Note how many lines in the entries contain the string "this", then give that number and nothing else.

-- BEGIN PROVIDED INFORMATION --

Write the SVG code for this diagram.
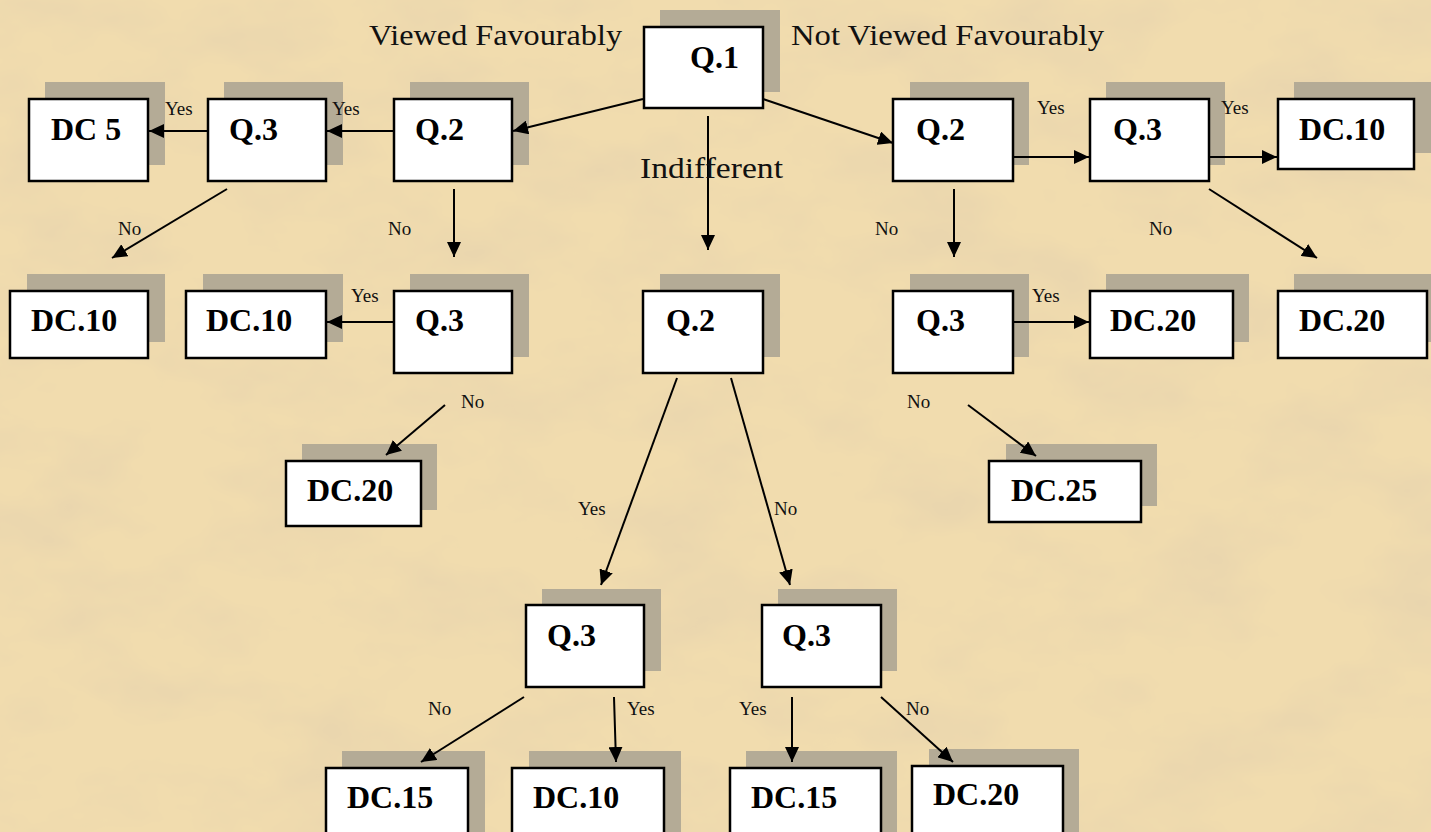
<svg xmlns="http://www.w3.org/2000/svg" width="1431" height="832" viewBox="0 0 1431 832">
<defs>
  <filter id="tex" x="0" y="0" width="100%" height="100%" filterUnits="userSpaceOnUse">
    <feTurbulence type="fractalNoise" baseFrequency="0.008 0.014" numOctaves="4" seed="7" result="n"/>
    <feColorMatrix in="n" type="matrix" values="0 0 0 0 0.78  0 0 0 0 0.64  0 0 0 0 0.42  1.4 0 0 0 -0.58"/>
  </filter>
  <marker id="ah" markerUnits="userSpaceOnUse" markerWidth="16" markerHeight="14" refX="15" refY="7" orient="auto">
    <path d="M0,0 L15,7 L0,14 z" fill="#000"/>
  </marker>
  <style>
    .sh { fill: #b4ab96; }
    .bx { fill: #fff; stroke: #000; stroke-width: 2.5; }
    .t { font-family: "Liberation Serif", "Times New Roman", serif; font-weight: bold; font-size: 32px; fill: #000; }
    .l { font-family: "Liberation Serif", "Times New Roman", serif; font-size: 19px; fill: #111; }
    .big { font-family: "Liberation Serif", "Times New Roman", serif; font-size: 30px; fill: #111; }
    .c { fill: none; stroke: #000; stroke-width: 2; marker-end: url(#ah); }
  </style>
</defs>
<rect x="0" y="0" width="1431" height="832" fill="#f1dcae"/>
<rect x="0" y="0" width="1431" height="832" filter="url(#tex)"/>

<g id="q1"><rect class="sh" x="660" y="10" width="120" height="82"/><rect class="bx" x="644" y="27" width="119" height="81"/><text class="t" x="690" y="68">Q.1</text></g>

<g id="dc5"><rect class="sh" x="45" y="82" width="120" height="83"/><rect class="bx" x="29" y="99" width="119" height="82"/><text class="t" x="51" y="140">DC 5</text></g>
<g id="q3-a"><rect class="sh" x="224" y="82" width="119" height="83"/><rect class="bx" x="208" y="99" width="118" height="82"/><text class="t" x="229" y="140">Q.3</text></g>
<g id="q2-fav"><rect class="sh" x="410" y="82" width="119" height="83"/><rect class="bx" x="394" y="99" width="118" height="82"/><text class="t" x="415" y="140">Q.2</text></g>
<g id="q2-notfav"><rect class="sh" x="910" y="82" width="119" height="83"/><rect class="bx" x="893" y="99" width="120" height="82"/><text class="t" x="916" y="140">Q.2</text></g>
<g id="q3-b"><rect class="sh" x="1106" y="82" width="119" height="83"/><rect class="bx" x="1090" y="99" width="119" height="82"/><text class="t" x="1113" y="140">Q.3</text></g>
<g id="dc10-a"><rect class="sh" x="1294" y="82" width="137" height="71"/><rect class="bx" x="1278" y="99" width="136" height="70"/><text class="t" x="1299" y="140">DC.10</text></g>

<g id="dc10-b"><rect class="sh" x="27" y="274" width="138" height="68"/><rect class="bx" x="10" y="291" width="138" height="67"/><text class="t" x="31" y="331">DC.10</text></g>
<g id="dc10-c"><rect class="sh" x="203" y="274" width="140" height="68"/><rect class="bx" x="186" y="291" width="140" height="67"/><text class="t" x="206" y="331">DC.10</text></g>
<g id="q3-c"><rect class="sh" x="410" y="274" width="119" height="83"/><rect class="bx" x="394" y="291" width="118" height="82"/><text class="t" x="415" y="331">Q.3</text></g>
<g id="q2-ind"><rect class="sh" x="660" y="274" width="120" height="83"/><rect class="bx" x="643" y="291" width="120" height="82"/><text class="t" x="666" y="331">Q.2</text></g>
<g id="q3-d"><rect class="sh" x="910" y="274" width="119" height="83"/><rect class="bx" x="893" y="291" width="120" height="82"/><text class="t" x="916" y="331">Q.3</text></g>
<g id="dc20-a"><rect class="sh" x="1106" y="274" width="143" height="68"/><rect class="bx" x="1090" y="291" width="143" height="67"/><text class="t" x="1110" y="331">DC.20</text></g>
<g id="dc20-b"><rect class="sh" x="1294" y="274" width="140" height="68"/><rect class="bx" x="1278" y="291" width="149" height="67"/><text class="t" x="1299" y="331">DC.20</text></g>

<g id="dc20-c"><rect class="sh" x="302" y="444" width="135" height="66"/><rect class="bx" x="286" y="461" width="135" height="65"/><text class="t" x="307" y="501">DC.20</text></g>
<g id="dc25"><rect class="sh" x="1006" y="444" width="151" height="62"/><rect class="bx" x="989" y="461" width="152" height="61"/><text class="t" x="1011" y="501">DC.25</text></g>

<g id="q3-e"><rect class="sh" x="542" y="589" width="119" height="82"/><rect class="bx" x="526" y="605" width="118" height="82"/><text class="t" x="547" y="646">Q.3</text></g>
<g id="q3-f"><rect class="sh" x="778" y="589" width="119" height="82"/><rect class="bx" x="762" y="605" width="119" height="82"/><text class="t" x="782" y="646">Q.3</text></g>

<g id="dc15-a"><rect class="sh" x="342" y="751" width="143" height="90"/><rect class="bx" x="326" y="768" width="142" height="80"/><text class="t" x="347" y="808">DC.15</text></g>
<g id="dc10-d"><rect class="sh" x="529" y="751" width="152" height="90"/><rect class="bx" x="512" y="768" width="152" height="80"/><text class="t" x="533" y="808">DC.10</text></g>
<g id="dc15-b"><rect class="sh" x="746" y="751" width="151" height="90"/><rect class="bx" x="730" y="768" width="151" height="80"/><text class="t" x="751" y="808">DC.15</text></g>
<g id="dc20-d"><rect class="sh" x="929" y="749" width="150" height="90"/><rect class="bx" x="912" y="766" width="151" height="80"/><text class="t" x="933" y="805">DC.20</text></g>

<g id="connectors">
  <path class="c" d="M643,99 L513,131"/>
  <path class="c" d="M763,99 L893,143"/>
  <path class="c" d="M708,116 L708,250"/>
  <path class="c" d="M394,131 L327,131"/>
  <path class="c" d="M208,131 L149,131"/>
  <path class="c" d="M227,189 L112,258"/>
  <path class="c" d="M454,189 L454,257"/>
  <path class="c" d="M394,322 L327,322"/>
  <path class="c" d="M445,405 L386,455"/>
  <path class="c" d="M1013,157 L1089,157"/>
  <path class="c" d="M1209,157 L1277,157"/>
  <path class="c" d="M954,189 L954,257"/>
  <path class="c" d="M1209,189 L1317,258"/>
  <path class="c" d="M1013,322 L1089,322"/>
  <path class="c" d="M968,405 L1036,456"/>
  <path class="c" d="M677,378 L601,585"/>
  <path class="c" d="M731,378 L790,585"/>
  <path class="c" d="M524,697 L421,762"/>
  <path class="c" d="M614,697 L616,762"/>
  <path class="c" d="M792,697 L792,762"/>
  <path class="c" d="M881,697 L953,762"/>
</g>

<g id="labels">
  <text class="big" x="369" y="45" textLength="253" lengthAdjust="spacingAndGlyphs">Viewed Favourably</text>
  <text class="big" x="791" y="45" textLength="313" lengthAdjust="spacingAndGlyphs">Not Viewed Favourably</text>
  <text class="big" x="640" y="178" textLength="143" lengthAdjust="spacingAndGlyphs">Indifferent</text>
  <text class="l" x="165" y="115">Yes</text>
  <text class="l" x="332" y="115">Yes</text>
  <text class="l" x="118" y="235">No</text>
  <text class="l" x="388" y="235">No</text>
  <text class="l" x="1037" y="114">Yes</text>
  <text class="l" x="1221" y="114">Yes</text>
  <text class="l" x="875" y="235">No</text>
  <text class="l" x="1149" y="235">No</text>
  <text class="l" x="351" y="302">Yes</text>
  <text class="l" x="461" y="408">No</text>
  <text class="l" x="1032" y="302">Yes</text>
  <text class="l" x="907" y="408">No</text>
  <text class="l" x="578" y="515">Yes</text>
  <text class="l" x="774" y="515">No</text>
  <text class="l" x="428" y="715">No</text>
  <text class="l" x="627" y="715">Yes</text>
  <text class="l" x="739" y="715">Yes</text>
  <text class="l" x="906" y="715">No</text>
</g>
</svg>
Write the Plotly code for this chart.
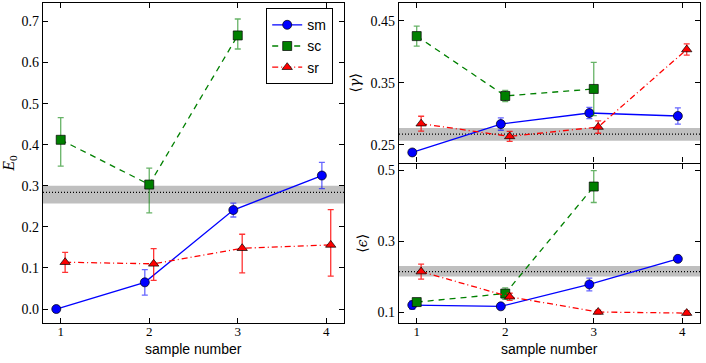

-- END PROVIDED INFORMATION --

* _RESPONSE_
2